The GARCH model here is:
r_t = \mu + \epsilon_t
\epsilon_t = \sigma_t e_t
\sigma^2_t = \omega + \alpha \epsilon_t^2 + \beta \sigma^2_{t-1}

This says that the variance of the return follows an AR(1) process. I think this model as a prism to understand volatility. The volatility itself is not observable. You may calculate “historical volatility” from the standard deviation of return in a period of time in the past. But how long the period to choose is rather arbitrary: should it be a month or 3 months? If this period is too long, your calculated “historical volatility” may not show a spike although the market has already crashed. Whereas for the GARCH model, the hyperparameters can be hopefully obtained by some sort of cross-validation. In addition, I would expect a large deviation between r_t with its mean \mu to be more quickly translates into an increase in volatility in the GARCH model.
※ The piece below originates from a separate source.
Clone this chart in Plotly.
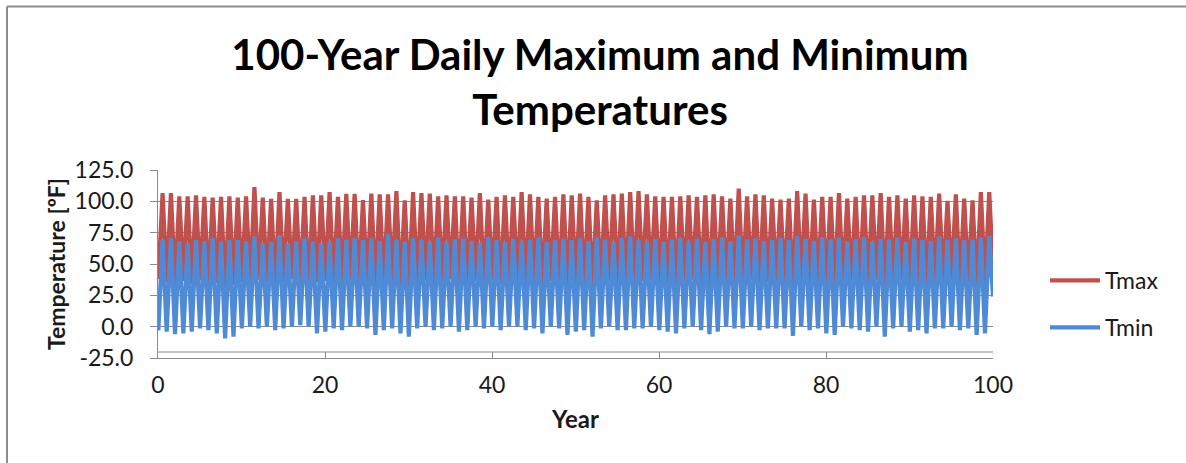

So the volatility inferred from GARCH model could be more instantaneous and thus closer to my intuition.

With a few lines of code, I can calibrate a GARCH model to SPX return and get the conditional volatility from it.

import datetime as dt
import pandas_datareader.data as web
from arch import arch_model
start = dt.datetime(2000, 1, 1)
sp500 = web.DataReader('^GSPC', 'yahoo', start=start)
returns = 100 * sp500['Adj Close'].pct_change().dropna()
am = arch.arch_model(y=returns, mean='Constant', vol='GARCH', p=1, q=1, hold_back=10)
res = am.fit()
cond_vol = sqrt(250.)*res.conditional_volatility

Notice that I annualize the daily volatility into annualized volatility by multiplying sqrt(250). The conditional volatility obtained from GARCH model, along with 20 days (trading day) historical vol and VIX are shown below. All three are very similar in the first look:


If we zoom into some volatility spikes, for example, between Aug and Sep 2015,


VIX spikes before both conditional volatility from GARCH and the historical volatility. However, the conditional volatility seems to be more responsive than historical volatility. This can be more clearly seen from the lagged correlation between these volatilities:


On average, VIX moves about 2~3 days ahead of conditional volatility, and ~5 days ahead of historical volatility.